Upcoming celestial events
The big sights and the overlooked ones — with when to look, and how the Moon affects each. Open your location page to see which are visible from where you are.
Milky Way core season
The bright galactic core of the Milky Way — the part that makes those glowing astrophotos — is above the horizon at night from roughly March to October. Summer is prime time. You need a genuinely dark sky and a moonless night.
Total solar eclipse
The headline event of 2026 and the first total solar eclipse over continental Europe since 1999. The narrow path of totality crosses eastern Greenland, western Iceland and northern Spain (plus a sliver of Portugal); a partial eclipse is visible across much of Europe, northern Asia, North Africa and parts of North America. Totality lasts up to 2m 18s.
Perseid meteor shower
The most popular shower of the year, and 2026 is an excellent year: the peak on 12–13 August falls on a new Moon, so no moonlight to wash it out.
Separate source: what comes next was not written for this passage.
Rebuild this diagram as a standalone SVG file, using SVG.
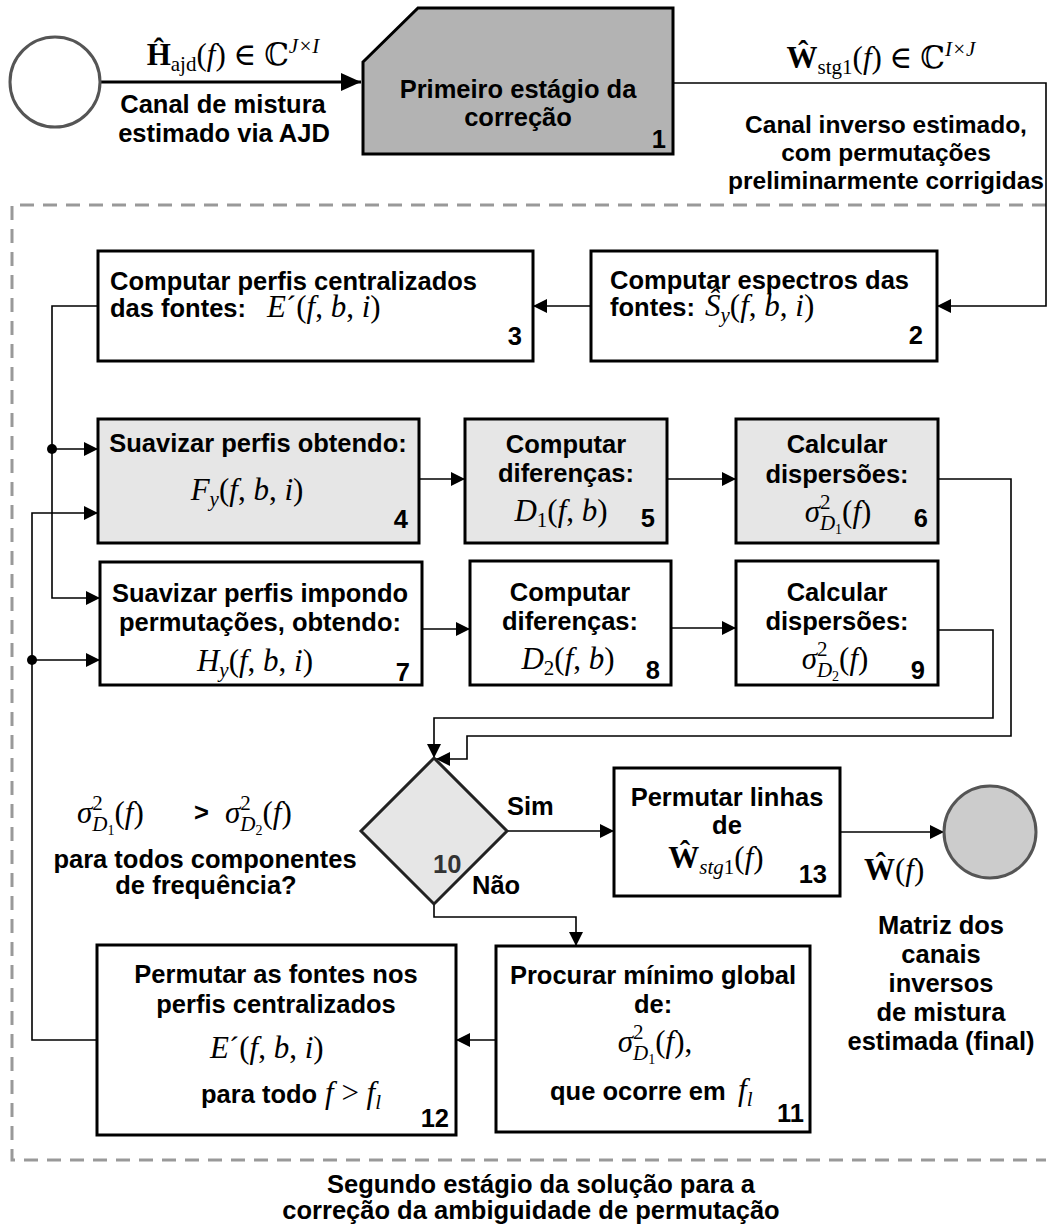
<svg xmlns="http://www.w3.org/2000/svg" width="1056" height="1225" viewBox="0 0 1056 1225">
<style>
.t{font-family:"Liberation Sans",Arial,sans-serif;font-weight:bold;font-size:25.5px;fill:#000}
.s{font-size:24.5px}
.c{text-anchor:middle}
.e{text-anchor:end}
.m{font-family:"Liberation Serif","DejaVu Serif",serif;font-size:31px;fill:#000}
.i{font-style:italic}
.b{font-weight:bold}
.box{fill:#fff;stroke:#000;stroke-width:3}
.gr{fill:#e6e6e6;stroke:#000;stroke-width:3}
.ln{fill:none;stroke:#000;stroke-width:1.6}
</style>
<defs>
<marker id="a" viewBox="0 0 14 14" markerWidth="14" markerHeight="14" refX="14" refY="7" orient="auto" markerUnits="userSpaceOnUse"><path d="M0,0 L14,7 L0,14 z" fill="#000"/></marker>
<marker id="A" viewBox="0 0 20 18" markerWidth="20" markerHeight="18" refX="20" refY="9" orient="auto" markerUnits="userSpaceOnUse"><path d="M0,0 L20,9 L0,18 z" fill="#000"/></marker>
</defs>

<path id="stage2-frame" d="M1046,205 H12 V1160 H1046" fill="none" stroke="#999" stroke-width="3" stroke-dasharray="14 9"/>

<g id="connectors">
<path d="M100,82 H361" fill="none" stroke="#000" stroke-width="3" marker-end="url(#A)"/>
<path class="ln" d="M673,83 H1046 V306 H937" marker-end="url(#a)"/>
<path class="ln" d="M591,306 H533" marker-end="url(#a)"/>
<path class="ln" d="M98,306 H52 V598 H100" marker-end="url(#a)"/>
<path class="ln" d="M52,449 H98" marker-end="url(#a)"/>
<path class="ln" d="M97,1040 H32 V513 H98" marker-end="url(#a)"/>
<path class="ln" d="M32,660 H100" marker-end="url(#a)"/>
<circle cx="52" cy="449" r="5" fill="#000"/>
<circle cx="32" cy="660" r="5" fill="#000"/>
<path class="ln" d="M419,479 H465" marker-end="url(#a)"/>
<path class="ln" d="M667,479 H736" marker-end="url(#a)"/>
<path class="ln" d="M422,629 H470" marker-end="url(#a)"/>
<path class="ln" d="M671,628 H736" marker-end="url(#a)"/>
<path class="ln" d="M938,630 H993 V718 H434 V758" marker-end="url(#a)"/>
<path class="ln" d="M938,479 H1011 V736 H467 V759 H436" marker-end="url(#a)"/>
<path class="ln" d="M507,831 H614" marker-end="url(#a)"/>
<path class="ln" d="M840,832 H944" marker-end="url(#a)"/>
<path class="ln" d="M434,904 V917 H576 V946" marker-end="url(#a)"/>
<path class="ln" d="M496,1040 H456" marker-end="url(#a)"/>
</g>

<g id="start">
<circle cx="55" cy="82" r="45" fill="#fff" stroke="#555" stroke-width="3"/>
</g>

<g id="label-in">
<text class="m c" x="233" y="65"><tspan class="b">Ĥ</tspan><tspan font-size="21" dy="6">ajd</tspan><tspan dy="-6">(</tspan><tspan class="i">f</tspan>) ∈ ℂ<tspan font-size="21" class="i" dy="-12">J×I</tspan></text>
<text class="t c" x="223" y="113">Canal de mistura</text>
<text class="t c" x="224" y="142">estimado via AJD</text>
</g>

<g id="n1">
<polygon points="363,62 418,8 673,8 673,154 363,154" fill="#b3b3b3" stroke="#000" stroke-width="3"/>
<text class="t c" x="518" y="98">Primeiro estágio da</text>
<text class="t c" x="518" y="126">correção</text>
<text class="t e" x="666" y="148">1</text>
</g>

<g id="label-out">
<text class="m c" x="881" y="68"><tspan class="b">Ŵ</tspan><tspan font-size="21" dy="6">stg1</tspan><tspan dy="-6">(</tspan><tspan class="i">f</tspan>) ∈ ℂ<tspan font-size="21" class="i" dy="-12">I×J</tspan></text>
<text class="t s c" x="886" y="133">Canal inverso estimado,</text>
<text class="t s c" x="886" y="161">com permutações</text>
<text class="t s c" x="886" y="189">preliminarmente corrigidas</text>
</g>

<g id="n2">
<rect class="box" x="591" y="251" width="346" height="110"/>
<text class="t" x="610" y="289">Computar espectros das</text>
<text class="t" x="610" y="316">fontes:</text>
<text class="m" x="705" y="316"><tspan class="i">Ŝ</tspan><tspan font-size="21" class="i" dy="6">y</tspan><tspan dy="-6">(</tspan><tspan class="i">f</tspan>, <tspan class="i">b</tspan>, <tspan class="i">i</tspan>)</text>
<text class="t e" x="923" y="344">2</text>
</g>

<g id="n3">
<rect class="box" x="98" y="251" width="435" height="110"/>
<text class="t" x="110" y="290">Computar perfis centralizados</text>
<text class="t" x="110" y="317">das fontes:</text>
<text class="m" x="267" y="317"><tspan class="i">E</tspan>´(<tspan class="i">f</tspan>, <tspan class="i">b</tspan>, <tspan class="i">i</tspan>)</text>
<text class="t e" x="522" y="345">3</text>
</g>

<g id="n4">
<rect class="gr" x="98" y="419" width="321" height="124"/>
<text class="t c" x="258" y="452">Suavizar perfis obtendo:</text>
<text class="m c" x="247" y="500"><tspan class="i">F</tspan><tspan font-size="21" class="i" dy="6">y</tspan><tspan dy="-6">(</tspan><tspan class="i">f</tspan>, <tspan class="i">b</tspan>, <tspan class="i">i</tspan>)</text>
<text class="t e" x="408" y="528">4</text>
</g>

<g id="n5">
<rect class="gr" x="465" y="419" width="202" height="124"/>
<text class="t c" x="566" y="453">Computar</text>
<text class="t c" x="566" y="482">diferenças:</text>
<text class="m c" x="561" y="521"><tspan class="i">D</tspan><tspan font-size="21" dy="6">1</tspan><tspan dy="-6">(</tspan><tspan class="i">f</tspan>, <tspan class="i">b</tspan>)</text>
<text class="t e" x="655" y="527">5</text>
</g>

<g id="n6">
<rect class="gr" x="736" y="419" width="202" height="124"/>
<text class="t c" x="837" y="453">Calcular</text>
<text class="t c" x="837" y="483">dispersões:</text>
<text class="m c" x="838" y="522"><tspan class="i">σ</tspan><tspan font-size="21" dy="-13">2</tspan><tspan font-size="21" class="i" dx="-10.5" dy="21">D</tspan><tspan font-size="14" dy="4">1</tspan><tspan dy="-12">(</tspan><tspan class="i">f</tspan>)</text>
<text class="t e" x="928" y="527">6</text>
</g>

<g id="n7">
<rect class="box" x="100" y="562" width="322" height="123"/>
<text class="t c" x="260" y="602">Suavizar perfis impondo</text>
<text class="t c" x="260" y="631">permutações, obtendo:</text>
<text class="m c" x="255" y="671"><tspan class="i">H</tspan><tspan font-size="21" class="i" dy="6">y</tspan><tspan dy="-6">(</tspan><tspan class="i">f</tspan>, <tspan class="i">b</tspan>, <tspan class="i">i</tspan>)</text>
<text class="t e" x="410" y="681">7</text>
</g>

<g id="n8">
<rect class="box" x="470" y="561" width="201" height="124"/>
<text class="t c" x="570" y="601">Computar</text>
<text class="t c" x="570" y="630">diferenças:</text>
<text class="m c" x="568" y="669"><tspan class="i">D</tspan><tspan font-size="21" dy="6">2</tspan><tspan dy="-6">(</tspan><tspan class="i">f</tspan>, <tspan class="i">b</tspan>)</text>
<text class="t e" x="660" y="679">8</text>
</g>

<g id="n9">
<rect class="box" x="736" y="561" width="202" height="124"/>
<text class="t c" x="837" y="601">Calcular</text>
<text class="t c" x="837" y="630">dispersões:</text>
<text class="m c" x="835" y="669"><tspan class="i">σ</tspan><tspan font-size="21" dy="-13">2</tspan><tspan font-size="21" class="i" dx="-10.5" dy="21">D</tspan><tspan font-size="14" dy="4">2</tspan><tspan dy="-12">(</tspan><tspan class="i">f</tspan>)</text>
<text class="t e" x="925" y="679">9</text>
</g>

<g id="n10">
<polygon points="434,758 507,831 434,904 361,831" fill="#e6e6e6" stroke="#222" stroke-width="3"/>
<text class="t" x="433" y="873" style="fill:#333">10</text>
<text class="t" x="507" y="815">Sim</text>
<text class="t" x="472" y="894">Não</text>
<text class="m" x="77" y="823"><tspan class="i">σ</tspan><tspan font-size="21" dy="-13">2</tspan><tspan font-size="21" class="i" dx="-10.5" dy="21">D</tspan><tspan font-size="14" dy="4">1</tspan><tspan dy="-12">(</tspan><tspan class="i">f</tspan>)</text>
<text class="t" x="194" y="821">&gt;</text>
<text class="m" x="225" y="823"><tspan class="i">σ</tspan><tspan font-size="21" dy="-13">2</tspan><tspan font-size="21" class="i" dx="-10.5" dy="21">D</tspan><tspan font-size="14" dy="4">2</tspan><tspan dy="-12">(</tspan><tspan class="i">f</tspan>)</text>
<text class="t c" x="205" y="868">para todos componentes</text>
<text class="t c" x="206" y="894">de frequência?</text>
</g>

<g id="n13">
<rect class="box" x="614" y="768" width="226" height="128"/>
<text class="t c" x="727" y="806">Permutar linhas</text>
<text class="t c" x="727" y="834">de</text>
<text class="m c" x="716" y="868"><tspan class="b">Ŵ</tspan><tspan font-size="21" class="i" dy="6">stg</tspan><tspan font-size="21">1</tspan><tspan dy="-6">(</tspan><tspan class="i">f</tspan>)</text>
<text class="t e" x="827" y="883">13</text>
</g>

<g id="end">
<circle cx="990" cy="832" r="46" fill="#ccc" stroke="#555" stroke-width="3"/>
<text class="m" x="864" y="880"><tspan class="b">Ŵ</tspan>(<tspan class="i">f</tspan>)</text>
<text class="t c" x="941" y="934">Matriz dos</text>
<text class="t c" x="941" y="963">canais</text>
<text class="t c" x="941" y="992">inversos</text>
<text class="t c" x="941" y="1021">de mistura</text>
<text class="t c" x="941" y="1050">estimada (final)</text>
</g>

<g id="n11">
<rect class="box" x="496" y="946" width="314" height="186"/>
<text class="t c" x="653" y="984">Procurar mínimo global</text>
<text class="t c" x="653" y="1013">de:</text>
<text class="m c" x="655" y="1052"><tspan class="i">σ</tspan><tspan font-size="21" dy="-13">2</tspan><tspan font-size="21" class="i" dx="-10.5" dy="21">D</tspan><tspan font-size="14" dy="4">1</tspan><tspan dy="-12">(</tspan><tspan class="i">f</tspan>),</text>
<text class="t" x="550" y="1100">que ocorre em</text>
<text class="m" x="738" y="1100"><tspan class="i">f</tspan><tspan font-size="21" class="i" dy="6">l</tspan></text>
<text class="t e" x="804" y="1122">11</text>
</g>

<g id="n12">
<rect class="box" x="97" y="945" width="359" height="190"/>
<text class="t c" x="276" y="983">Permutar as fontes nos</text>
<text class="t c" x="276" y="1013">perfis centralizados</text>
<text class="m" x="210" y="1058"><tspan class="i">E</tspan>´(<tspan class="i">f</tspan>, <tspan class="i">b</tspan>, <tspan class="i">i</tspan>)</text>
<text class="t" x="201" y="1103">para todo</text>
<text class="m" x="325" y="1103"><tspan class="i">f</tspan> &gt; <tspan class="i">f</tspan><tspan font-size="21" class="i" dy="6">l</tspan></text>
<text class="t e" x="449" y="1127">12</text>
</g>

<g id="caption">
<text class="t c" x="541" y="1193">Segundo estágio da solução para a</text>
<text class="t c" x="531" y="1219">correção da ambiguidade de permutação</text>
</g>
</svg>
Up to ~90 meteors an hour from a dark site, radiating from the constellation Perseus.
Partial lunar eclipse
A partial lunar eclipse on 28 August, with part of the full Moon dimming and reddening as it enters Earth's shadow. Visible from the Americas, Europe, Africa and Asia depending on your local moonrise/moonset.
Neptune at opposition
The most distant planet reaches opposition on 26 September — its brightest for the year, though still faint. A rewarding challenge target: Neptune shows as a tiny blue-grey disc through a telescope. One for the keen.
Saturn at opposition
Saturn reaches opposition on 4 October — directly opposite the Sun, so it rises at sunset, sets at sunrise and is at its biggest and brightest of the year. The best night to catch the rings through even a small telescope.
Orionid meteor shower
Fast, faint meteors — debris from Halley's Comet — peaking around 21 October at ~20 per hour. A quieter, connoisseur's shower; moonlight hampers the 2026 peak, so aim for the darkest hours.
Leonid meteor shower
The Leonids peak around 17 November at ~15 fast meteors an hour. Famous for rare, spectacular storms every ~33 years; 2026 is a normal year, but still a pleasant pre-dawn watch.
Geminid meteor shower
Widely considered the best shower of the year: slow, bright, often colourful meteors at up to ~150 per hour under dark skies. In 2026 the Moon is only a young crescent at the 13–14 December peak, so conditions are excellent.
December supermoon
The final and closest supermoon of 2026 on 23 December — a full Moon near its closest approach to Earth, appearing slightly larger and noticeably brighter. Lovely to the eye, especially rising near the horizon.